For 99% of editing tasks, the above is all you need to know about xml-sed(1). For the remaining 1%, we have to make a digression.

Consider your favourite text file in Unix. It consists of a number of lines, separated by the newline character '\n'. This character isn't directly visible, but it has an important structural function. Without it, all the lines would join and the text file would be one long stream of words and symbols.

Whenever the text is shown on a terminal, this newline character is interpreted, rather than merely displayed as an ordinary character. This distinction between '\n' and, say, the letter 'a' is what makes sed(1) useful as a way to alter the structure of a text document.

Think about what happens if you search and replace all the occurrences of the letter 'a' with the letter 'A'. You get the same structural document, but with altered letters. Now suppose you replace each 'a' with '\n'. You have a document with a completely different number of text lines. It is by altering the embedded meta information represented by the character '\n' (using ordinary editing commands), that a structural alteration is obtained.


% echo -e "Carol's cat carries carrots in a cart."
Carol's cat carries carrots in a cart.
% echo -e "CArol's cAt cArries cArrots in A cArt."
CArol's cAt cArries cArrots in A cArt.
% echo -e "C\\nrol's c\\nt c\\nrries c\\nrrots in \\n c\\nrt."
C
rol's c
t c
rries c
rrots in 
 c
rt.

What does all this mean for sed(1)? In principle, editing a text document can be done without specialized (meta) commands for inserting or deleting a line, ie the only thing that is needed are commands for altering strings of characters.

The same principle also applies to xml-sed(1). There is no need for specialized commands that create or remove tags, attributes, subtrees etc, provided that the structural (meta) information which describes an XML document is embedded directly in the text being edited. The language used by xml-sed(1) to embed the structure of an XML document is the same one used by xml-echo(1).

If you have an existing XML file, you can feed it to xml-unecho(1) to recover the embedded structure:


% xml-unecho --xml-sed food.xml 
[/products]\n\n  
[/products/product@price=3]Chicken
[/products]\n  
[/products/product@price=11.50]Lobster
[/products]\n  
[/products/product@price=.20]Apple
[/products]\n  
[/products/product@price=1.09]Milk (2 litres)
[/products]\n\n

The --xml-sed switch tells xml-unecho(1) to print exactly what xml-sed(1) would see. Normally, xml-unecho(1) prints a slightly altered form which, if interpreted by xml-echo(1), would recover the original XML file. The --xml-sed form is preferable for stream editing, because the absolute path of the current node is always available, and this helps prevent side effects.
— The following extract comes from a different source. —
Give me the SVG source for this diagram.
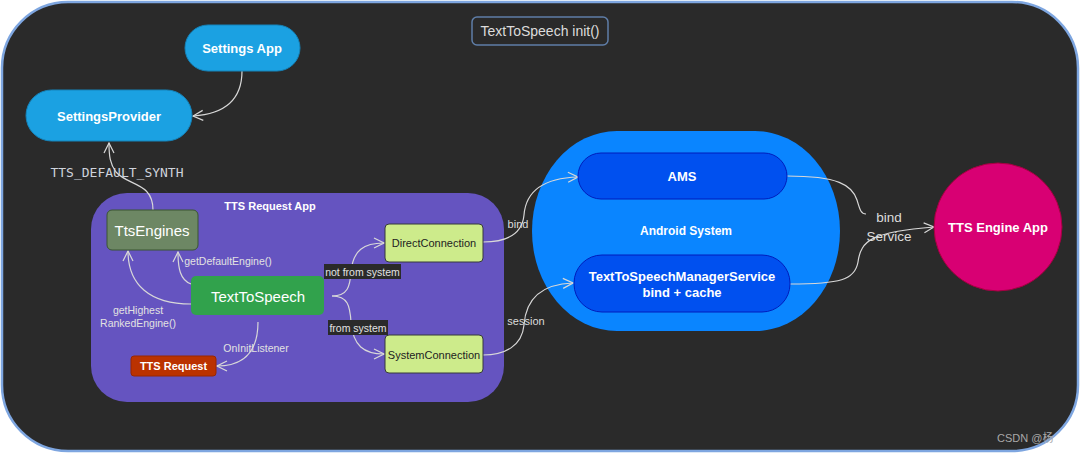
<svg xmlns="http://www.w3.org/2000/svg" width="1080" height="454" viewBox="0 0 1080 454">
<style>
.t{font-family:"Liberation Sans",Arial,sans-serif;text-anchor:middle;dominant-baseline:central}
.b{font-weight:bold;fill:#fff;font-size:13px}
.lbl{fill:#e2e2e2;font-size:10.5px}
.e{fill:none;stroke:#d8d8d8;stroke-width:1.2}
.pill{fill:#1ba1e2;stroke:#1584bb}
.blue{fill:#0050ef;stroke:#001dbc}
.lime{fill:#cdeb8b;stroke:#36393d;stroke-width:1}
</style>
<defs>
<marker id="arr" viewBox="0 0 12 12" refX="11" refY="6" markerWidth="12" markerHeight="12" markerUnits="userSpaceOnUse" orient="auto">
<path d="M1,1 L11,6 L1,11" fill="none" stroke="#d8d8d8" stroke-width="1.2"/>
</marker>
</defs>
<rect x="0" y="0" width="1080" height="454" fill="#fff"/>
<rect id="canvas" x="2" y="2" width="1076" height="449" rx="66" ry="66" fill="#2a2a2a" stroke="#7ea6e0" stroke-width="2.5"/>

<g id="title">
<rect x="472" y="17" width="136" height="28" rx="5" fill="none" stroke="#5f7ea8" stroke-width="1.5"/>
<text class="t" x="540" y="31" fill="#dcdcdc" font-size="14">TextToSpeech init()</text>
</g>

<g id="tts-request-app">
<rect x="91" y="193" width="413" height="209" rx="36" fill="#6554c0"/>
<text class="t" x="270" y="206" fill="#fff" font-weight="bold" font-size="11">TTS Request App</text>
</g>

<g id="android-system">
<rect x="532" y="131" width="308" height="200" rx="85" ry="100" fill="#0a85ff"/>
<text class="t" x="686" y="231" fill="#fff" font-weight="bold" font-size="12">Android System</text>
</g>

<g id="connectors">
<path class="e" d="M242,71 C242,100 225,114 193,116" marker-end="url(#arr)"/>
<path class="e" d="M153,210 C153,182 128,186 116,172 C110,164 109,156 109,143" marker-end="url(#arr)"/>
<path class="e" d="M191,284 C180,280 178,268 178,252" marker-end="url(#arr)"/>
<path class="e" d="M191,304 C150,304 128,285 128,251" marker-end="url(#arr)"/>
<path class="e" d="M258,322 C258,350 245,366 217,366" marker-end="url(#arr)"/>
<path class="e" d="M332,296 C348,296 350,286 351,272 C353,250 364,243 384,243" marker-end="url(#arr)"/>
<path class="e" d="M332,296 C348,296 350,306 351,322 C353,346 364,354 384,354" marker-end="url(#arr)"/>
<path class="e" d="M483,242 C505,242 522,236 524,215 C526,190 545,178 578,177" marker-end="url(#arr)"/>
<path class="e" d="M483,355 C505,355 522,346 524,325 C526,296 545,284 573,283" marker-end="url(#arr)"/>
<path class="e" d="M787,176 C838,176 852,185 857,200 C860,210 861,214 866,214"/>
<path class="e" d="M790,284 C840,284 855,280 858,262 C861,240 872,232 934,227" marker-end="url(#arr)"/>
</g>

<g id="edge-labels">
<text x="117" y="172" fill="#cfd3dc" font-family="DejaVu Sans Mono,monospace" font-size="13" text-anchor="middle" dominant-baseline="central">TTS_DEFAULT_SYNTH</text>
<text class="t lbl" x="228" y="261">getDefaultEngine()</text>
<text class="t lbl" x="138" y="310">getHighest</text>
<text class="t lbl" x="138" y="323">RankedEngine()</text>
<text class="t lbl" x="256" y="348">OnInitListener</text>
<rect x="324" y="264" width="77" height="15" fill="#2a2a2a"/>
<text class="t lbl" x="362.5" y="271.5">not from system</text>
<rect x="328" y="320" width="60" height="15" fill="#2a2a2a"/>
<text class="t lbl" x="358" y="327.5">from system</text>
<text class="t" x="518" y="224" fill="#dcdcdc" font-size="11">bind</text>
<text class="t" x="526" y="321" fill="#dcdcdc" font-size="11">session</text>
<text class="t" x="889" y="217" fill="#dcdcdc" font-size="13.5">bind</text>
<text class="t" x="889" y="236" fill="#dcdcdc" font-size="13.5">Service</text>
</g>

<g id="settings-app">
<rect class="pill" x="185" y="25" width="115" height="46" rx="23"/>
<text class="t b" x="242" y="48">Settings App</text>
</g>

<g id="settings-provider">
<rect class="pill" x="26" y="90" width="166" height="51" rx="25.5"/>
<text class="t b" x="109" y="116">SettingsProvider</text>
</g>

<g id="tts-engines">
<rect x="107" y="210" width="91" height="40" rx="5" fill="#6d8764" stroke="#3a5431"/>
<text class="t" x="152" y="230" fill="#fff" font-size="15">TtsEngines</text>
</g>

<g id="text-to-speech">
<rect x="191" y="276" width="133" height="39" rx="5" fill="#31a24c"/>
<text class="t" x="258" y="296" fill="#fff" font-size="15">TextToSpeech</text>
</g>

<g id="tts-request">
<rect x="131" y="356" width="85" height="20" rx="3" fill="#bb3200" stroke="#9a2600"/>
<text class="t" x="173.5" y="366" fill="#fff" font-weight="bold" font-size="11">TTS Request</text>
</g>

<g id="direct-connection">
<rect class="lime" x="385" y="224" width="98" height="38" rx="4"/>
<text class="t" x="434" y="243" fill="#222" font-size="11">DirectConnection</text>
</g>

<g id="system-connection">
<rect class="lime" x="385" y="335" width="98" height="38" rx="4"/>
<text class="t" x="434" y="355" fill="#222" font-size="11">SystemConnection</text>
</g>

<g id="ams">
<rect class="blue" x="578" y="153" width="209" height="46" rx="23"/>
<text class="t b" x="682" y="176">AMS</text>
</g>

<g id="tts-manager-service">
<rect class="blue" x="574" y="255" width="216" height="57" rx="28"/>
<text class="t b" x="682" y="276">TextToSpeechManagerService</text>
<text class="t b" x="682" y="292">bind + cache</text>
</g>

<g id="tts-engine-app">
<circle cx="998" cy="227" r="64" fill="#d80073" stroke="#a50040"/>
<text class="t b" x="998" y="227">TTS Engine App</text>
</g>

<text x="997" y="438" fill="#a8a8a8" font-family="Liberation Sans,Noto Sans CJK SC,sans-serif" font-size="11" dominant-baseline="central">CSDN @杨</text>
</svg>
Now suppose we edit the above, using sed(1) (that's right, we're not using xml-sed(1) yet):


% xml-unecho --xml-sed food.xml \
        | sed 's/]Apple/@juicy=true]A [bold]big[..] orange/'
[/products]\n\n  
[/products/product@price=3]Chicken
[/products]\n  
[/products/product@price=11.50]Lobster
[/products]\n  
[/products/product@price=.20@juicy=true]A [bold]big[..] orange
[/products]\n  
[/products/product@price=1.09]Milk (2 litres)
[/products]\n\n

We've just inserted an extra attribute, and a new tag! But this isn't XML until we interpret it. Let's do everything at once using xml-sed(1) now:


% cat food.xml \
        | xml-sed 's/]Apple/@juicy=true]A [bold]big[..] orange/z'
<products>

  <product price="3">Chicken</product>
  <product price="11.50">Lobster</product>
  <product price=".20" juicy="true">A <bold>big</bold> orange</product>
  <product price="1.09">Milk (2 litres)</product>

</products>

The important ingredient here is the z flag in the s///z command. This flag tells xml-sed(1) to edit the full echo-leaf (the lines generated by xml-unecho(1) are called echo-leaves). If the z is missing, then the path and attribute information (wich are surrounded by square brackets []) are not editable. This restriction is solely for the benefit of casual users' feet.

The remaining aspects of xml-sed(1) are not very surprising if you already know sed(1). There is a pattern and a holding space (which contains the current echo-leaf), and each editing command can be addressed individually. The available editing commands are the same as for sed(1), with minor (and rather obvious) alterations to accomodate the echo-leaf concept.